The following day looked promising for a run down to St Augustine. Winds were predicted to be in the teens and from the northeast. We catch the morning tide, raise the sails and head out. The wind dies. The sails get put away and the motor is turned on. It is a long slog south and the light fades before we reach St Augustine. The wind picks up a little and we decide to continue on overnight and make some miles south while we can. New destination, Fort Pierce. As we approach Fort Pierce inlet the New Years Eve celebrations make a fine display, the current is against us and we are reduced to a crawl of 2kt. It is not a problem, it gives us time to carefully peer into the darkness to find a spot to anchor. There are quite a few other boats around, and depth perception at night is very difficult. We take our time.
A couple of days at anchor here allows us to visit with friends Arden and Jim from Kalli, catching them before they head back to their boat in Trinidad. We also do a final stock up on treats that are unavailable in the Bahamas. One needs to have treats. The north wind subsides and fades before a predicted increase and turn to the southwest. We decide that a motor across the gulf stream overnight in calm seas is preferable to a romp in sporty conditions.
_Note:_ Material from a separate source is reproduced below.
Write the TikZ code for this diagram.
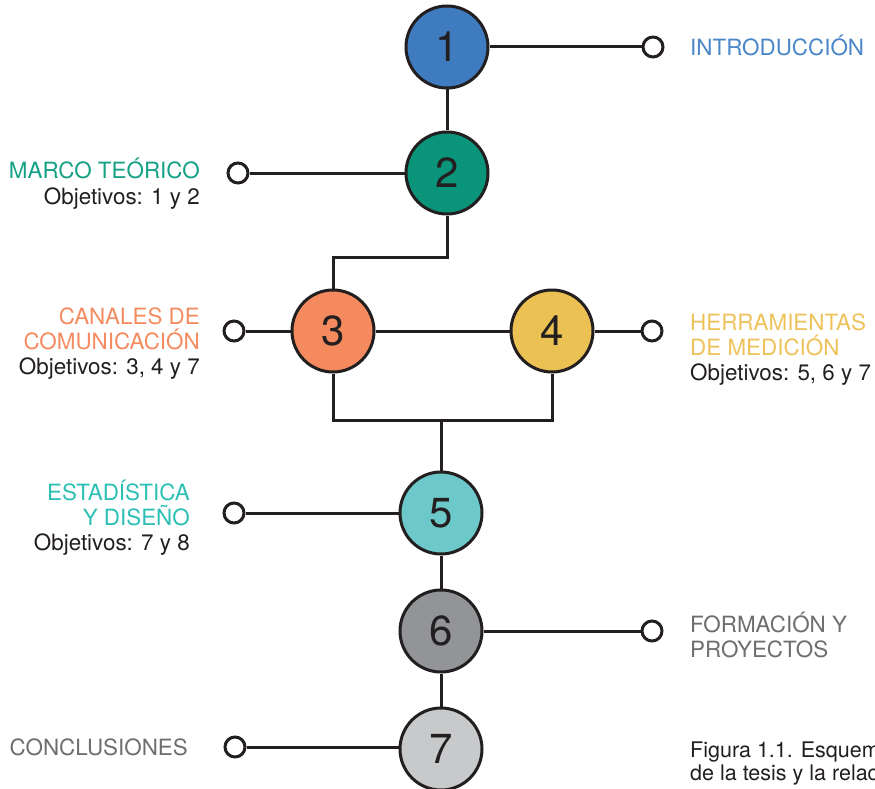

Off we go.
The skies were on fire that evening, a good omen.
After a slightly rolly motor overnight, we raise the sails and sail the last few miles into Grand Cay, a tiny island along the northern edge of the Bahama bank. Here, we easily checked in with customs and immigration and were given a cruising permit for 180 days stay.
After a celebratory dinner of cracked conch at Ron’s Hot Spot we sit back and begin to relax. We have made it to the Bahamas. Now it is time to start enjoying the crystal clear waters they are rightly so famous for.